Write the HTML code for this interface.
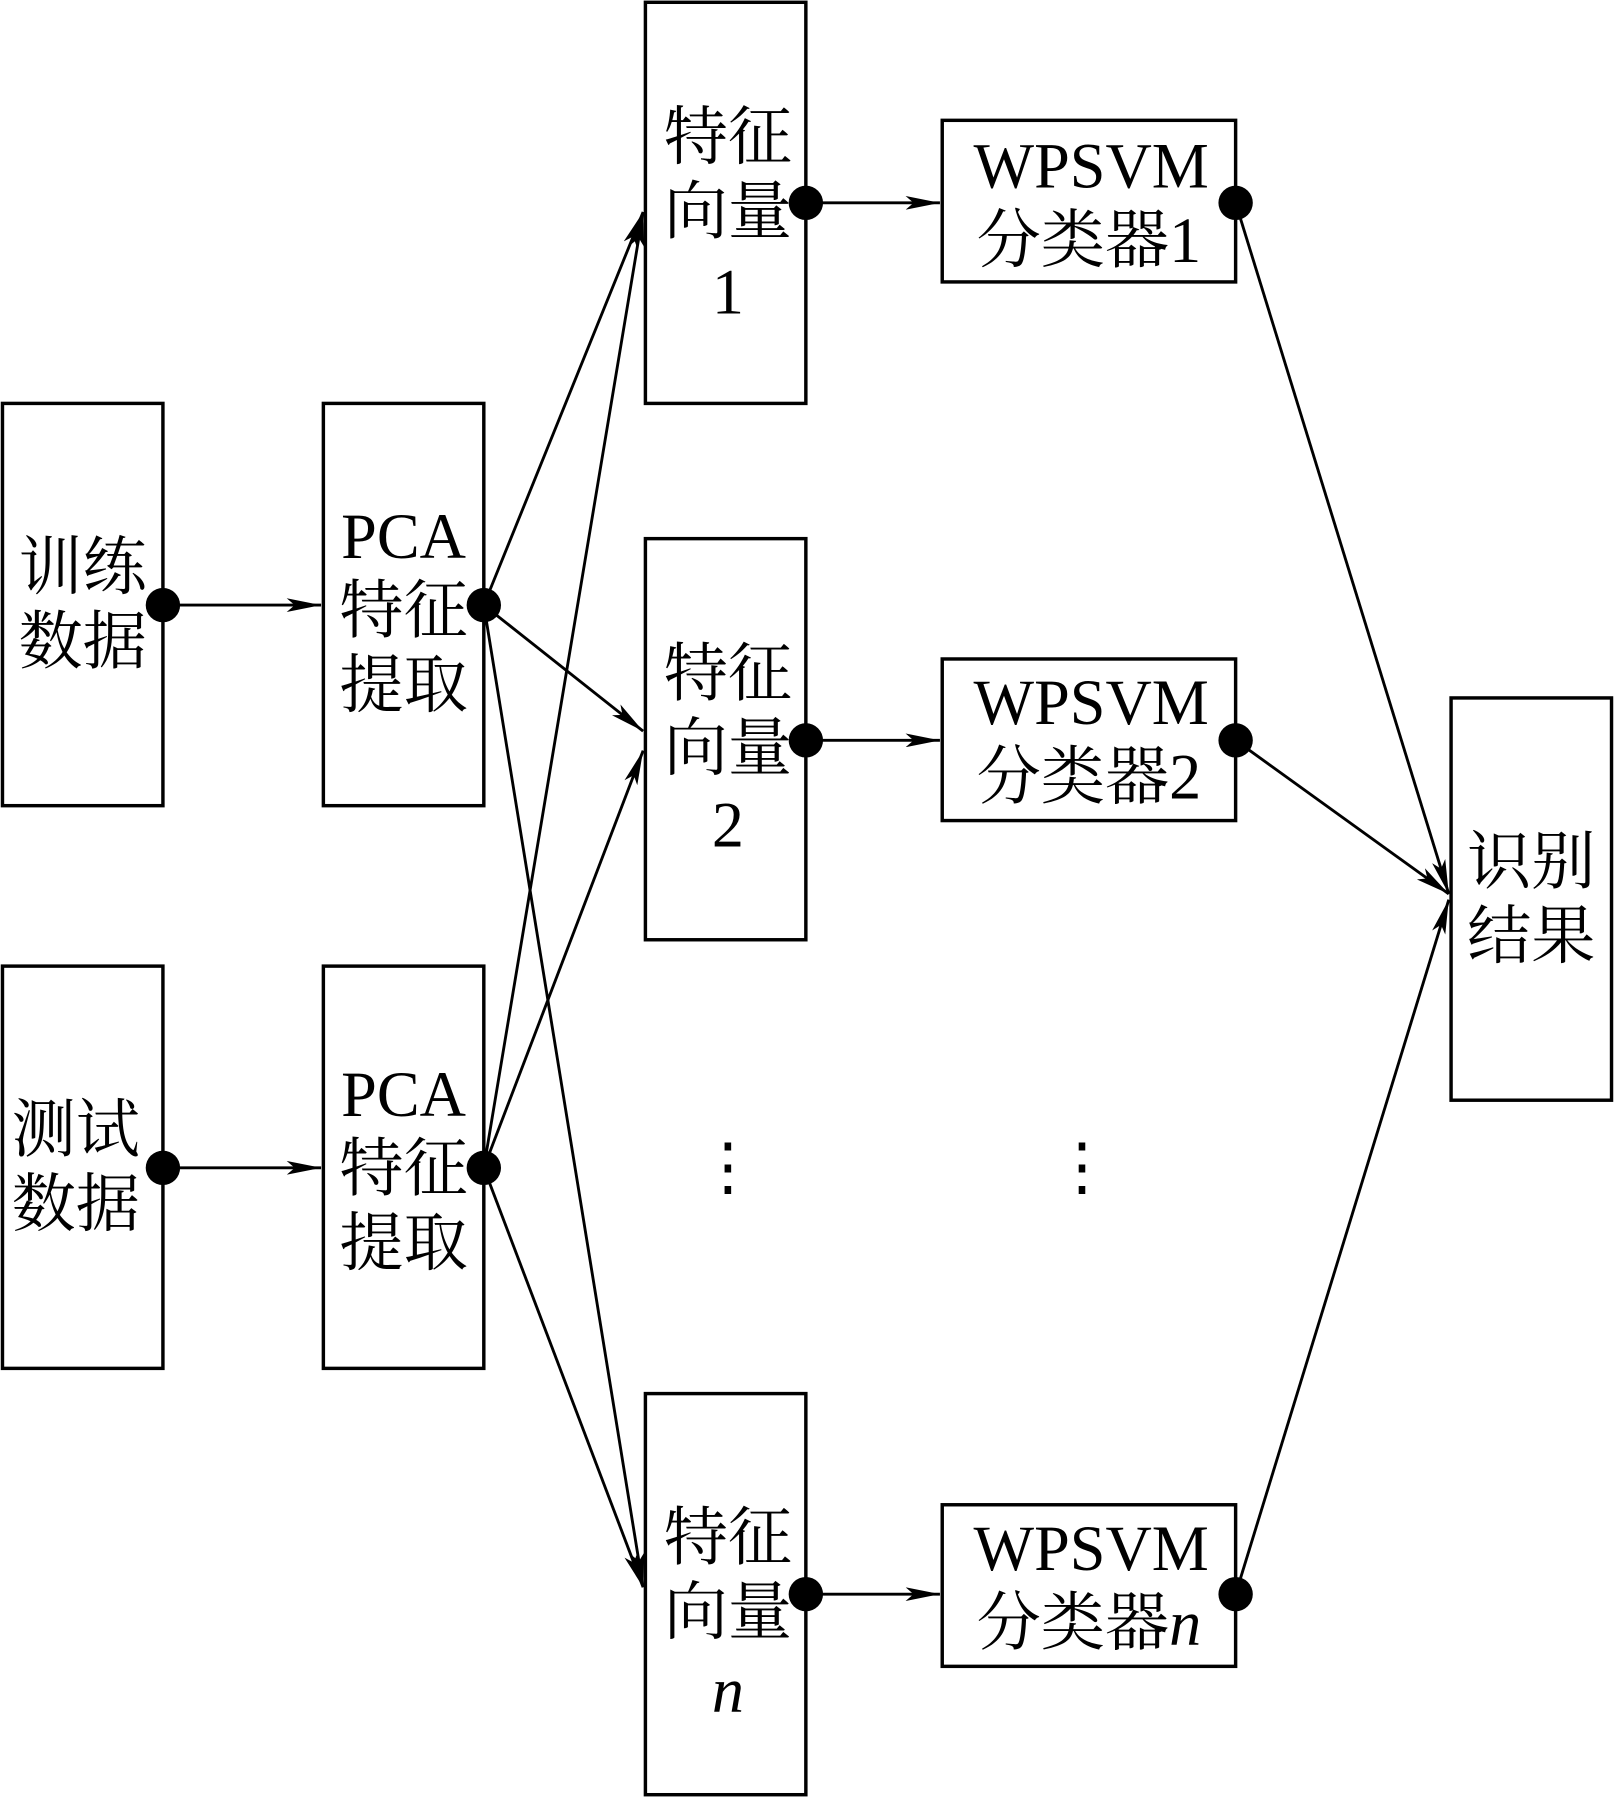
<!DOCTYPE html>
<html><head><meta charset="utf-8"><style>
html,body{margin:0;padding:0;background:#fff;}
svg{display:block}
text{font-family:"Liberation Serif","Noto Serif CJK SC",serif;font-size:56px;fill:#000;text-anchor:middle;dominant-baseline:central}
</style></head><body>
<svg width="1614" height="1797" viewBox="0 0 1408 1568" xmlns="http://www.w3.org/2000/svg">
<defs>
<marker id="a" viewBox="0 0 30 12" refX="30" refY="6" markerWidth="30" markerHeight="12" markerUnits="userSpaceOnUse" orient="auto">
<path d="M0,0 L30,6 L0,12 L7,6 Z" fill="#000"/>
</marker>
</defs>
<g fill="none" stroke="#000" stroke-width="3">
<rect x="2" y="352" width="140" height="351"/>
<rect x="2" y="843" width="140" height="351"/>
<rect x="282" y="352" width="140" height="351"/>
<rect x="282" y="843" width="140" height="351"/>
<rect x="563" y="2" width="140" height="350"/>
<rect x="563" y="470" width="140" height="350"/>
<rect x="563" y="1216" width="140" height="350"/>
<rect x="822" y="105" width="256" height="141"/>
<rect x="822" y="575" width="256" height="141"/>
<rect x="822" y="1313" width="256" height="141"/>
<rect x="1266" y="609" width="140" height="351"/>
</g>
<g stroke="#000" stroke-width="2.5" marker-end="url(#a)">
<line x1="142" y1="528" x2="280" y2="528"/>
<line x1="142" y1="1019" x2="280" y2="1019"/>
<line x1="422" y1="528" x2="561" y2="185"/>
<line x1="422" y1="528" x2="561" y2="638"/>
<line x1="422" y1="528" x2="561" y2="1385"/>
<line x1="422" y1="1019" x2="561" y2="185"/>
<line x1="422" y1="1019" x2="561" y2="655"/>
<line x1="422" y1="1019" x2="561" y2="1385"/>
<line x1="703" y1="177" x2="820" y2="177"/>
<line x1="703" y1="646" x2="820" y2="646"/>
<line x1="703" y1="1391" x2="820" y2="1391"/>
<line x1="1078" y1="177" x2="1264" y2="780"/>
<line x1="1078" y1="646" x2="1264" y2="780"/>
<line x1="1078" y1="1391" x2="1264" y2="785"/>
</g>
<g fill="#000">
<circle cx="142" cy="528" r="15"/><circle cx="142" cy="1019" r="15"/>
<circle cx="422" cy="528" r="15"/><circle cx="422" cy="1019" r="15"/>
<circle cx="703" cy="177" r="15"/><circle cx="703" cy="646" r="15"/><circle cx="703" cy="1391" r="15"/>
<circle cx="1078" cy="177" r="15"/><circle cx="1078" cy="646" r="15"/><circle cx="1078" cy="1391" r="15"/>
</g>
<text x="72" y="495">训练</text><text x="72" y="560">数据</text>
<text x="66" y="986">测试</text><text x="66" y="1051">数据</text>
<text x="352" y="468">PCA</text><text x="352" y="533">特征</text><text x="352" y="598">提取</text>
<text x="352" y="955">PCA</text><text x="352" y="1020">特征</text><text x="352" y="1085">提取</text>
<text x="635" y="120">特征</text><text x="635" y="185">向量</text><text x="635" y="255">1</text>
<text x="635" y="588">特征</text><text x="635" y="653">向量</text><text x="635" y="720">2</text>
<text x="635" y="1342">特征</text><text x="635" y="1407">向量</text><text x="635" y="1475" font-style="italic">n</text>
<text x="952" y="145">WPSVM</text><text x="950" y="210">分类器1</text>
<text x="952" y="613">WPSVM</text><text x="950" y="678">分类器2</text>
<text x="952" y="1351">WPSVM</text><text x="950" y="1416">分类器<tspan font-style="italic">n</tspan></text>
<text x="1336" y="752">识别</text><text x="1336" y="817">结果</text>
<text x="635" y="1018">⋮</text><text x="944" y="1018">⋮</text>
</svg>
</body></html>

**********

• [What is needed]: Reproduce the full listing above verbatim, with no pictures included.

• [The answer]:
Write the HTML code for this interface.
<!DOCTYPE html>
<html><head><meta charset="utf-8"><style>
html,body{margin:0;padding:0;background:#fff;}
svg{display:block}
text{font-family:"Liberation Serif","Noto Serif CJK SC",serif;font-size:56px;fill:#000;text-anchor:middle;dominant-baseline:central}
</style></head><body>
<svg width="1614" height="1797" viewBox="0 0 1408 1568" xmlns="http://www.w3.org/2000/svg">
<defs>
<marker id="a" viewBox="0 0 30 12" refX="30" refY="6" markerWidth="30" markerHeight="12" markerUnits="userSpaceOnUse" orient="auto">
<path d="M0,0 L30,6 L0,12 L7,6 Z" fill="#000"/>
</marker>
</defs>
<g fill="none" stroke="#000" stroke-width="3">
<rect x="2" y="352" width="140" height="351"/>
<rect x="2" y="843" width="140" height="351"/>
<rect x="282" y="352" width="140" height="351"/>
<rect x="282" y="843" width="140" height="351"/>
<rect x="563" y="2" width="140" height="350"/>
<rect x="563" y="470" width="140" height="350"/>
<rect x="563" y="1216" width="140" height="350"/>
<rect x="822" y="105" width="256" height="141"/>
<rect x="822" y="575" width="256" height="141"/>
<rect x="822" y="1313" width="256" height="141"/>
<rect x="1266" y="609" width="140" height="351"/>
</g>
<g stroke="#000" stroke-width="2.5" marker-end="url(#a)">
<line x1="142" y1="528" x2="280" y2="528"/>
<line x1="142" y1="1019" x2="280" y2="1019"/>
<line x1="422" y1="528" x2="561" y2="185"/>
<line x1="422" y1="528" x2="561" y2="638"/>
<line x1="422" y1="528" x2="561" y2="1385"/>
<line x1="422" y1="1019" x2="561" y2="185"/>
<line x1="422" y1="1019" x2="561" y2="655"/>
<line x1="422" y1="1019" x2="561" y2="1385"/>
<line x1="703" y1="177" x2="820" y2="177"/>
<line x1="703" y1="646" x2="820" y2="646"/>
<line x1="703" y1="1391" x2="820" y2="1391"/>
<line x1="1078" y1="177" x2="1264" y2="780"/>
<line x1="1078" y1="646" x2="1264" y2="780"/>
<line x1="1078" y1="1391" x2="1264" y2="785"/>
</g>
<g fill="#000">
<circle cx="142" cy="528" r="15"/><circle cx="142" cy="1019" r="15"/>
<circle cx="422" cy="528" r="15"/><circle cx="422" cy="1019" r="15"/>
<circle cx="703" cy="177" r="15"/><circle cx="703" cy="646" r="15"/><circle cx="703" cy="1391" r="15"/>
<circle cx="1078" cy="177" r="15"/><circle cx="1078" cy="646" r="15"/><circle cx="1078" cy="1391" r="15"/>
</g>
<text x="72" y="495">训练</text><text x="72" y="560">数据</text>
<text x="66" y="986">测试</text><text x="66" y="1051">数据</text>
<text x="352" y="468">PCA</text><text x="352" y="533">特征</text><text x="352" y="598">提取</text>
<text x="352" y="955">PCA</text><text x="352" y="1020">特征</text><text x="352" y="1085">提取</text>
<text x="635" y="120">特征</text><text x="635" y="185">向量</text><text x="635" y="255">1</text>
<text x="635" y="588">特征</text><text x="635" y="653">向量</text><text x="635" y="720">2</text>
<text x="635" y="1342">特征</text><text x="635" y="1407">向量</text><text x="635" y="1475" font-style="italic">n</text>
<text x="952" y="145">WPSVM</text><text x="950" y="210">分类器1</text>
<text x="952" y="613">WPSVM</text><text x="950" y="678">分类器2</text>
<text x="952" y="1351">WPSVM</text><text x="950" y="1416">分类器<tspan font-style="italic">n</tspan></text>
<text x="1336" y="752">识别</text><text x="1336" y="817">结果</text>
<text x="635" y="1018">⋮</text><text x="944" y="1018">⋮</text>
</svg>
</body></html>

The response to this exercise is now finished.